__WHAT THE TASK REQUIRES__.
Drop every picture, then transcribe the remaining data exactly.

__THE RECORDS__.

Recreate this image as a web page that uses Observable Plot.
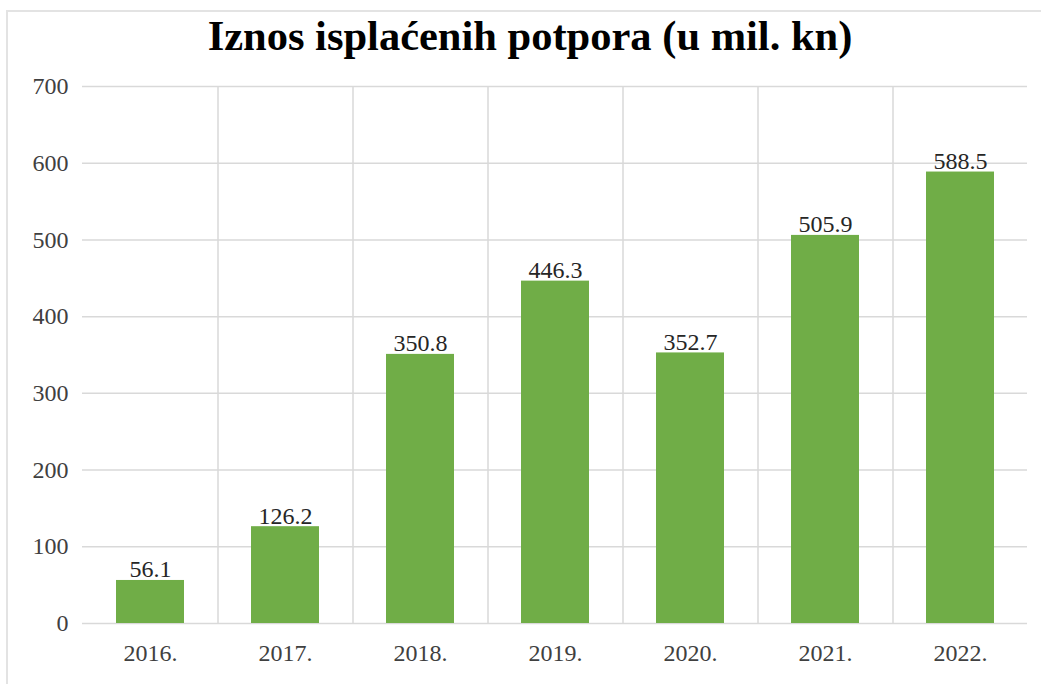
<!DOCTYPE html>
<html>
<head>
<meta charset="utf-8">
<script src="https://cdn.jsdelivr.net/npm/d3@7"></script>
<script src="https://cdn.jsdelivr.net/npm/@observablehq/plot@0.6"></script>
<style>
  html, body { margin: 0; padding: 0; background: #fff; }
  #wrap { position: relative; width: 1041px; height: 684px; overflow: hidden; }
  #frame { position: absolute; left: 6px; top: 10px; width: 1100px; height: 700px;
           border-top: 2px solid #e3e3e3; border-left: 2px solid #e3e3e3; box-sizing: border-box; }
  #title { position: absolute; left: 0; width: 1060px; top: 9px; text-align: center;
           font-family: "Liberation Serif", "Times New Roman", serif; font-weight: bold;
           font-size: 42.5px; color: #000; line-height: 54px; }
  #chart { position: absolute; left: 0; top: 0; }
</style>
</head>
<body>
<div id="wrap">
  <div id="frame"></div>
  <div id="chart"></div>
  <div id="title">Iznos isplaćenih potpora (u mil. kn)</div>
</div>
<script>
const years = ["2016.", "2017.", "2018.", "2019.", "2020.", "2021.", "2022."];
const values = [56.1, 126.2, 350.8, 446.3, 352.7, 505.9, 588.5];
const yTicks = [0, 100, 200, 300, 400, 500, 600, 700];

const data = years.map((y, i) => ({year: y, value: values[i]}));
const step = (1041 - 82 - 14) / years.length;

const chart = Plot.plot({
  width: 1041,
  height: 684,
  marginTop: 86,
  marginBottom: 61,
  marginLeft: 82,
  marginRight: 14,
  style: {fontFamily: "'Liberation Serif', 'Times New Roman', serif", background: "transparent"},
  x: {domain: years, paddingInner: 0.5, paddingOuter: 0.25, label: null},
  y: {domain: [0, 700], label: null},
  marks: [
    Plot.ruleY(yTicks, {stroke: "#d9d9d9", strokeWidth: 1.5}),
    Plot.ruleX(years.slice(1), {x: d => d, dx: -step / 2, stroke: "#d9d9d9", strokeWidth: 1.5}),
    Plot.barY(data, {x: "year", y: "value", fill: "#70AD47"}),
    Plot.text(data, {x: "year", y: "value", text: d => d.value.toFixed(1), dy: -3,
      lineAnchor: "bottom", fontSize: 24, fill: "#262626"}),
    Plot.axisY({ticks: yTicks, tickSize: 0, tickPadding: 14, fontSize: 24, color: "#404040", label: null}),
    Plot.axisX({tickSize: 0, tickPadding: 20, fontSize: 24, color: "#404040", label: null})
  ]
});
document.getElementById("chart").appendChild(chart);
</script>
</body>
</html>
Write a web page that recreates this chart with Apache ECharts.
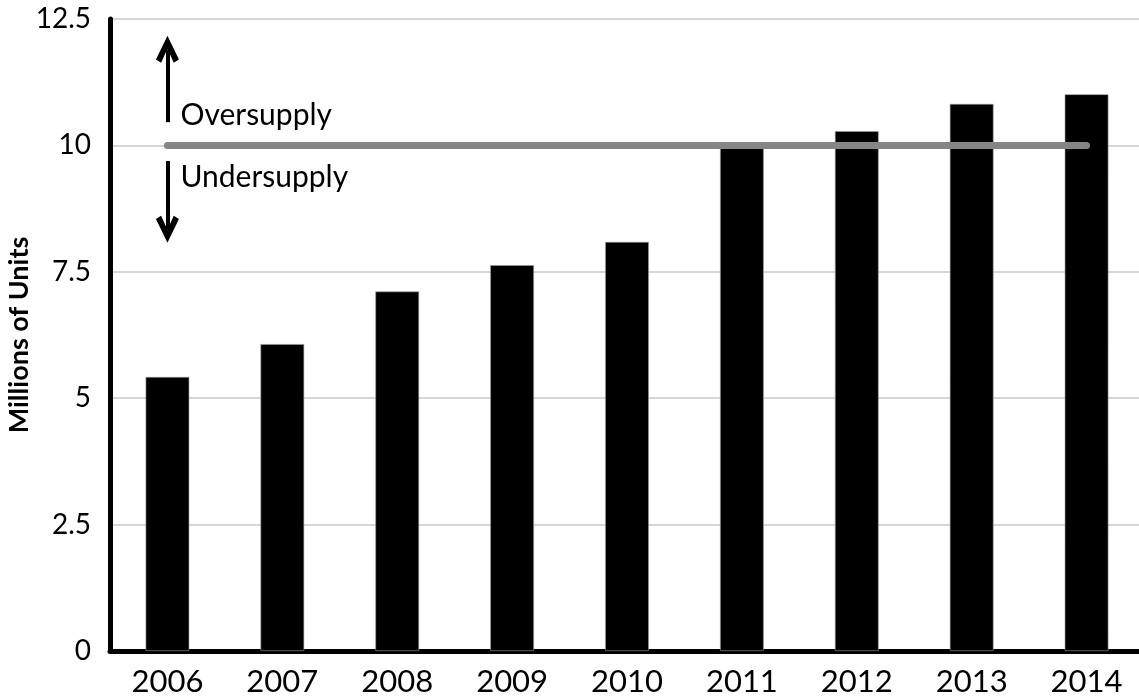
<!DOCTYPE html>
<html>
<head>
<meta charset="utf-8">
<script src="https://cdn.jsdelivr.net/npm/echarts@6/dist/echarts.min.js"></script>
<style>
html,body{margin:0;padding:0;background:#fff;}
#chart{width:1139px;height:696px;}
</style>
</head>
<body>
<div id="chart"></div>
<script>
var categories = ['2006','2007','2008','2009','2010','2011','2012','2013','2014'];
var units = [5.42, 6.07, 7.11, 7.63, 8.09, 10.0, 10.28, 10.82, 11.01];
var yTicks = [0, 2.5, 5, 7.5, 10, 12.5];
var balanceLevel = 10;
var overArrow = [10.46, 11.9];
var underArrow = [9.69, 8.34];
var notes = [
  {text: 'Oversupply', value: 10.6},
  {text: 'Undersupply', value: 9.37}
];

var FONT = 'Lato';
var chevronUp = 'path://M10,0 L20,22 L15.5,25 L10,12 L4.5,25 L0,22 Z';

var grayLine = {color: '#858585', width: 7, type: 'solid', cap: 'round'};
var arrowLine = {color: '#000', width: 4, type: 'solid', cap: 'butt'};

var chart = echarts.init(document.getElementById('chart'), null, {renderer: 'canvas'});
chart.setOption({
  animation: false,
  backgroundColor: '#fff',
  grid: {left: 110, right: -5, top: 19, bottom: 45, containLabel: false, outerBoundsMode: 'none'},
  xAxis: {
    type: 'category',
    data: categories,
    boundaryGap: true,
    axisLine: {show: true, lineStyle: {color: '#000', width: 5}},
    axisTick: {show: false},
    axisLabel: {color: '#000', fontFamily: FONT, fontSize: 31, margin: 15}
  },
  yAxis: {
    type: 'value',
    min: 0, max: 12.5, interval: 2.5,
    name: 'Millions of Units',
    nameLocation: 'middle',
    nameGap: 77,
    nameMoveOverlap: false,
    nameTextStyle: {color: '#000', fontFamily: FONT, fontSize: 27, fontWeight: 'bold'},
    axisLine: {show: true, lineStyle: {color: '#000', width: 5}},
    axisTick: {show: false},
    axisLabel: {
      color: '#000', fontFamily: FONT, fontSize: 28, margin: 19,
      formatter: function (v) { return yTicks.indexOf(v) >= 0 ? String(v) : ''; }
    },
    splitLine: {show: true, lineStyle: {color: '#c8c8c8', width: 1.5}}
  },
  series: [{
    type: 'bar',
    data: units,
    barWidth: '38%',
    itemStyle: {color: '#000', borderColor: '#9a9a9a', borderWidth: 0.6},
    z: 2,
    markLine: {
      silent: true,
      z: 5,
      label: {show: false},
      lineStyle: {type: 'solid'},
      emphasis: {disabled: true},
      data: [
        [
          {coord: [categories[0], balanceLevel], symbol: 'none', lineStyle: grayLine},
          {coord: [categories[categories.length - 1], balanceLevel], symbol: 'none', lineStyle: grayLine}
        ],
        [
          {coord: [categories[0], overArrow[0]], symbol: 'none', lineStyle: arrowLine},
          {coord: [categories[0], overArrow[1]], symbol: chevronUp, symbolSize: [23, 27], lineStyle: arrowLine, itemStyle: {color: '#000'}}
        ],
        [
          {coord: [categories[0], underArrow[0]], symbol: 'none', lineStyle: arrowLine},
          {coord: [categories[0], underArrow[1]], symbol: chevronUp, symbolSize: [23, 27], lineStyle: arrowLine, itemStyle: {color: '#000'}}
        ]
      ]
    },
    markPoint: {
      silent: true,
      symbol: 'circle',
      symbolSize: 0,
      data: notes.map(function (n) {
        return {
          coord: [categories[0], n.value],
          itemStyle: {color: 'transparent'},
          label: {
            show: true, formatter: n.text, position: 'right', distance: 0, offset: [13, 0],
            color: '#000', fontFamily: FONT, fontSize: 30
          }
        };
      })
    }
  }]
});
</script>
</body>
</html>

__RESULT__.
Recreate this image as a web page that uses Observable Plot.
<!DOCTYPE html>
<html>
<head>
<meta charset="utf-8">
<script src="https://cdn.jsdelivr.net/npm/d3@7"></script>
<script src="https://cdn.jsdelivr.net/npm/@observablehq/plot@0.6"></script>
<style>
  html, body { margin: 0; padding: 0; background: #fff; }
  #wrap { position: relative; width: 1041px; height: 684px; overflow: hidden; }
  #frame { position: absolute; left: 6px; top: 10px; width: 1100px; height: 700px;
           border-top: 2px solid #e3e3e3; border-left: 2px solid #e3e3e3; box-sizing: border-box; }
  #title { position: absolute; left: 0; width: 1060px; top: 9px; text-align: center;
           font-family: "Liberation Serif", "Times New Roman", serif; font-weight: bold;
           font-size: 42.5px; color: #000; line-height: 54px; }
  #chart { position: absolute; left: 0; top: 0; }
</style>
</head>
<body>
<div id="wrap">
  <div id="frame"></div>
  <div id="chart"></div>
  <div id="title">Iznos isplaćenih potpora (u mil. kn)</div>
</div>
<script>
const years = ["2016.", "2017.", "2018.", "2019.", "2020.", "2021.", "2022."];
const values = [56.1, 126.2, 350.8, 446.3, 352.7, 505.9, 588.5];
const yTicks = [0, 100, 200, 300, 400, 500, 600, 700];

const data = years.map((y, i) => ({year: y, value: values[i]}));
const step = (1041 - 82 - 14) / years.length;

const chart = Plot.plot({
  width: 1041,
  height: 684,
  marginTop: 86,
  marginBottom: 61,
  marginLeft: 82,
  marginRight: 14,
  style: {fontFamily: "'Liberation Serif', 'Times New Roman', serif", background: "transparent"},
  x: {domain: years, paddingInner: 0.5, paddingOuter: 0.25, label: null},
  y: {domain: [0, 700], label: null},
  marks: [
    Plot.ruleY(yTicks, {stroke: "#d9d9d9", strokeWidth: 1.5}),
    Plot.ruleX(years.slice(1), {x: d => d, dx: -step / 2, stroke: "#d9d9d9", strokeWidth: 1.5}),
    Plot.barY(data, {x: "year", y: "value", fill: "#70AD47"}),
    Plot.text(data, {x: "year", y: "value", text: d => d.value.toFixed(1), dy: -3,
      lineAnchor: "bottom", fontSize: 24, fill: "#262626"}),
    Plot.axisY({ticks: yTicks, tickSize: 0, tickPadding: 14, fontSize: 24, color: "#404040", label: null}),
    Plot.axisX({tickSize: 0, tickPadding: 20, fontSize: 24, color: "#404040", label: null})
  ]
});
document.getElementById("chart").appendChild(chart);
</script>
</body>
</html>
Write a web page that recreates this chart with Apache ECharts.
<!DOCTYPE html>
<html>
<head>
<meta charset="utf-8">
<script src="https://cdn.jsdelivr.net/npm/echarts@6/dist/echarts.min.js"></script>
<style>
html,body{margin:0;padding:0;background:#fff;}
#chart{width:1139px;height:696px;}
</style>
</head>
<body>
<div id="chart"></div>
<script>
var categories = ['2006','2007','2008','2009','2010','2011','2012','2013','2014'];
var units = [5.42, 6.07, 7.11, 7.63, 8.09, 10.0, 10.28, 10.82, 11.01];
var yTicks = [0, 2.5, 5, 7.5, 10, 12.5];
var balanceLevel = 10;
var overArrow = [10.46, 11.9];
var underArrow = [9.69, 8.34];
var notes = [
  {text: 'Oversupply', value: 10.6},
  {text: 'Undersupply', value: 9.37}
];

var FONT = 'Lato';
var chevronUp = 'path://M10,0 L20,22 L15.5,25 L10,12 L4.5,25 L0,22 Z';

var grayLine = {color: '#858585', width: 7, type: 'solid', cap: 'round'};
var arrowLine = {color: '#000', width: 4, type: 'solid', cap: 'butt'};

var chart = echarts.init(document.getElementById('chart'), null, {renderer: 'canvas'});
chart.setOption({
  animation: false,
  backgroundColor: '#fff',
  grid: {left: 110, right: -5, top: 19, bottom: 45, containLabel: false, outerBoundsMode: 'none'},
  xAxis: {
    type: 'category',
    data: categories,
    boundaryGap: true,
    axisLine: {show: true, lineStyle: {color: '#000', width: 5}},
    axisTick: {show: false},
    axisLabel: {color: '#000', fontFamily: FONT, fontSize: 31, margin: 15}
  },
  yAxis: {
    type: 'value',
    min: 0, max: 12.5, interval: 2.5,
    name: 'Millions of Units',
    nameLocation: 'middle',
    nameGap: 77,
    nameMoveOverlap: false,
    nameTextStyle: {color: '#000', fontFamily: FONT, fontSize: 27, fontWeight: 'bold'},
    axisLine: {show: true, lineStyle: {color: '#000', width: 5}},
    axisTick: {show: false},
    axisLabel: {
      color: '#000', fontFamily: FONT, fontSize: 28, margin: 19,
      formatter: function (v) { return yTicks.indexOf(v) >= 0 ? String(v) : ''; }
    },
    splitLine: {show: true, lineStyle: {color: '#c8c8c8', width: 1.5}}
  },
  series: [{
    type: 'bar',
    data: units,
    barWidth: '38%',
    itemStyle: {color: '#000', borderColor: '#9a9a9a', borderWidth: 0.6},
    z: 2,
    markLine: {
      silent: true,
      z: 5,
      label: {show: false},
      lineStyle: {type: 'solid'},
      emphasis: {disabled: true},
      data: [
        [
          {coord: [categories[0], balanceLevel], symbol: 'none', lineStyle: grayLine},
          {coord: [categories[categories.length - 1], balanceLevel], symbol: 'none', lineStyle: grayLine}
        ],
        [
          {coord: [categories[0], overArrow[0]], symbol: 'none', lineStyle: arrowLine},
          {coord: [categories[0], overArrow[1]], symbol: chevronUp, symbolSize: [23, 27], lineStyle: arrowLine, itemStyle: {color: '#000'}}
        ],
        [
          {coord: [categories[0], underArrow[0]], symbol: 'none', lineStyle: arrowLine},
          {coord: [categories[0], underArrow[1]], symbol: chevronUp, symbolSize: [23, 27], lineStyle: arrowLine, itemStyle: {color: '#000'}}
        ]
      ]
    },
    markPoint: {
      silent: true,
      symbol: 'circle',
      symbolSize: 0,
      data: notes.map(function (n) {
        return {
          coord: [categories[0], n.value],
          itemStyle: {color: 'transparent'},
          label: {
            show: true, formatter: n.text, position: 'right', distance: 0, offset: [13, 0],
            color: '#000', fontFamily: FONT, fontSize: 30
          }
        };
      })
    }
  }]
});
</script>
</body>
</html>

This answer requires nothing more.